Kritik: „Alle für die Mafia“
Was macht ein sizilianischer Pate in einem südtiroler Gebirgsnest? Klar, er spielt Mafia. Insbesondere dann, wenn man ihn hier nicht haben will. In Machtkämpfen um Territorien kennt er sich schließlich aus. Zum Schmunzeln gab’s nicht viel in „Alle für die Mafia“, dieser vermeintlichen Politsatire im Heimatfilm-Ambiente. Auch gab es etliche Längen, aber so schwach, so schräg oder so unpopulär, dass die ARD diese TV-Moritat im Nachtprogramm (und dazu noch im Sommerloch) verstecken musste, war dieser Zweiteiler dann allerdings doch nicht. Vor allem Mario Adorf als Pate, das hat schon was: das hat Größe, ohne ins Pathos abzugleiten. Und Tilo Prückner in einer für ihn ähnlichen Paraderolle als saufender Dorfkasper, damit sorgte er für das nötige Augenzwinkern. Die Aura beider Personen bestimmten denn auch die Tonlage der 180 Minuten. Hier die Regeln der Mafia, der Ernst, das Gesicht eines gebrochenen Padre, dort der Schalk, der sich einen Witz machen will, auf Kosten der anderen. Auch „Alle gegen die Mafia“ versuchte, mehr als eine Karikatur zu sein. Doch, was dieser Film letztlich für ein Genre war, ist schwer zu sagen. Die Grundsituation jedenfalls hatte Witz: das machtpolitische Ränkespiel in einem dramatischen Mikrokosmos, das kennt man schon von Schriftsteller Felix Mitterers „Piefke-Saga“. Sowas kann der Österreicher. Doch an der filmisch sinnlichen Umsetzung krankte es. Zu wenig Atmosphäre, dafür bisweilen zuviel (Bauern-)Theater.

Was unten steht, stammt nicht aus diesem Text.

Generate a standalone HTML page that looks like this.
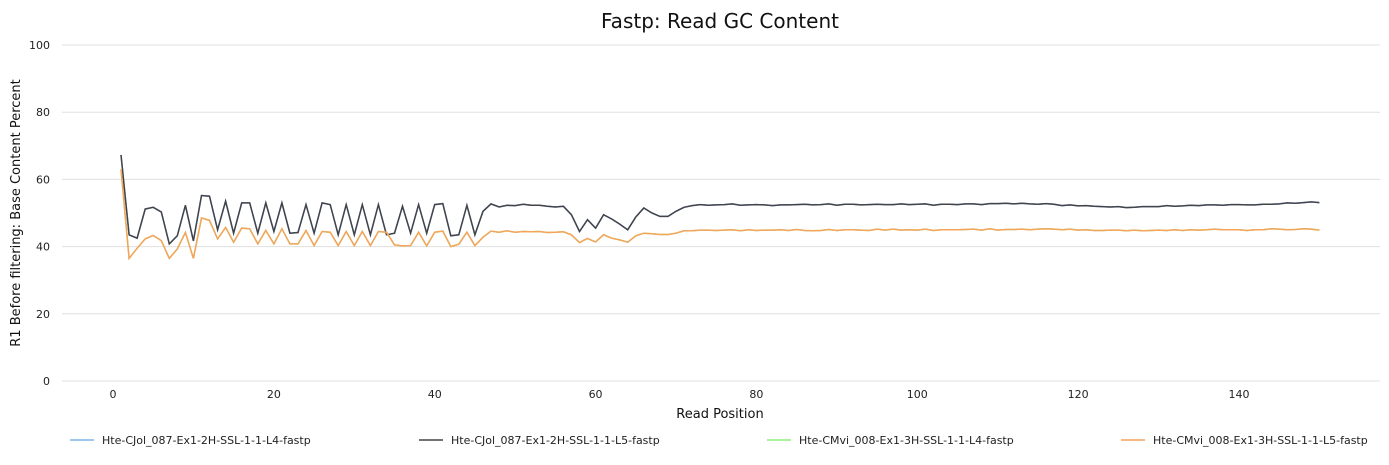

„Dieser Don Michele hat wenig mit meinen früheren Mafia-Rollen zu tun“, sagt Adorf über die Hauptfigur. Ein trauriger, gebrochener Mann, der, gekränkt von dem Hass, der ihm und seiner Familie in der Fremde entgegenschlägt, sich noch einmal die eigene Macht beweisen will. Mit einem Koffer Geld nimmt er Rache, kauft sich die Honoratioren der Stadt. „Er ist ein traditioneller Mafioso, ein ehrenwerter Verbrecher, der sich nicht als Verbrecher empfindet“, betont Adorf, „er glaubt noch an die Gemeinschaft, an Freundschaft und Liebe. „Eine der vielen politischen Absurditäten, die Mitterer in seine Geschichte einbaute, ist das Verhältnis zwischen südtiroler Revanchisten und italienischen Faschisten: „Hier bekämpfen sich zwei ideologisch verwandte Gruppen“, betont Regisseur Friedel. Ob das der von der südtiroler Historie unbelastete Zuschauer immer verstehen wird, ist eher zu bezweifeln.
Einseitige Scherze auf Kosten einer bestimmten Bevölkerungsgruppe seien nicht Mitterers Sache. Adorf: „Vielmehr sind alle Figuren skurril und überzeichnet – der Bürgermeister, der auch noch Bauunternehmer ist, der Lehrer, ein Kinderschänder, der Pfarrer, der einen Eisenbahnvogel und ganz viele Kinder hat.“ Oder aber Sepp (skurril wie gewohnt: Tilo Prückner), der ewig betrunkene Besenbinder und mit seinen Intimkenntnissen über das Dorf des Paten getreuer „Berater“. Bei aller zupackender Direktheit der Inszenierung, die Story sei keine realistische Filmgeschichte, eher eine ironische Parabel, so Adorf.